Women are also building power in their communities by educating, organizing, and mobilizing marginalized groups who are traditionally excluded from decision-making processes. Power–building by women tends to be less top-down and more inclusive and informative.
“Women are the educators—the ones who share the information, give workshops, even if not formal, in meetings, organizing, weaving together,” said Fernanda Hopenhaym, executive director of Poder, which promotes corporate transparency and accountability in Latin American countries.
“They’re the ones who are developing and strengthening the social fabric….[t]hey take advantage of these spaces to build.” As women become environmental defenders, community conveners, and catalysts for change, they are defying the roles prescribed for them and challenging those benefiting from and spearheading extractive projects. This is nothing short of courageous, but it is also dangerous and often comes with consequences. Allies and funders must step in and offer support. This assistance may initially look like triage.
“When we started thinking about solutions for women in Zimbabwe, we realized that we needed counselors to help them address their trauma—not just as individuals, but also collectively,” said Shamuyarira. “They needed to know that they didn’t do anything wrong. That they were the ones who were violated. And then, as we provided trauma support, we realized that wasn’t sufficient. Women needed practical solutions so they could feed their families and safe spaces so they could build their livelihoods.”
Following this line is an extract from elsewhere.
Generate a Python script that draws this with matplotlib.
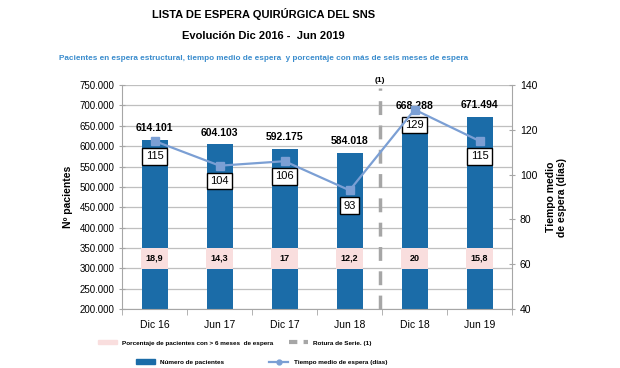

“Building Power” reiterates these ideas, emphasizing that women who have experienced and survived gendered violence also possess the most important information about how to keep themselves safe. Their systems of collective care have transformed how women receive support, removing the onus from individuals and placing it within a community. The report urges funders to be proactive and support a broad range of complementary strategies that are impactful and create space for economic models that move beyond extractivism. This means working with affected women to bolster prevention efforts, stopping violence before it occurs, and considering ambitious proposals that reimagine societies free from destructive economic models. It is possible to facilitate real development—to create women-led, collaborative, autonomous communities that build power for all.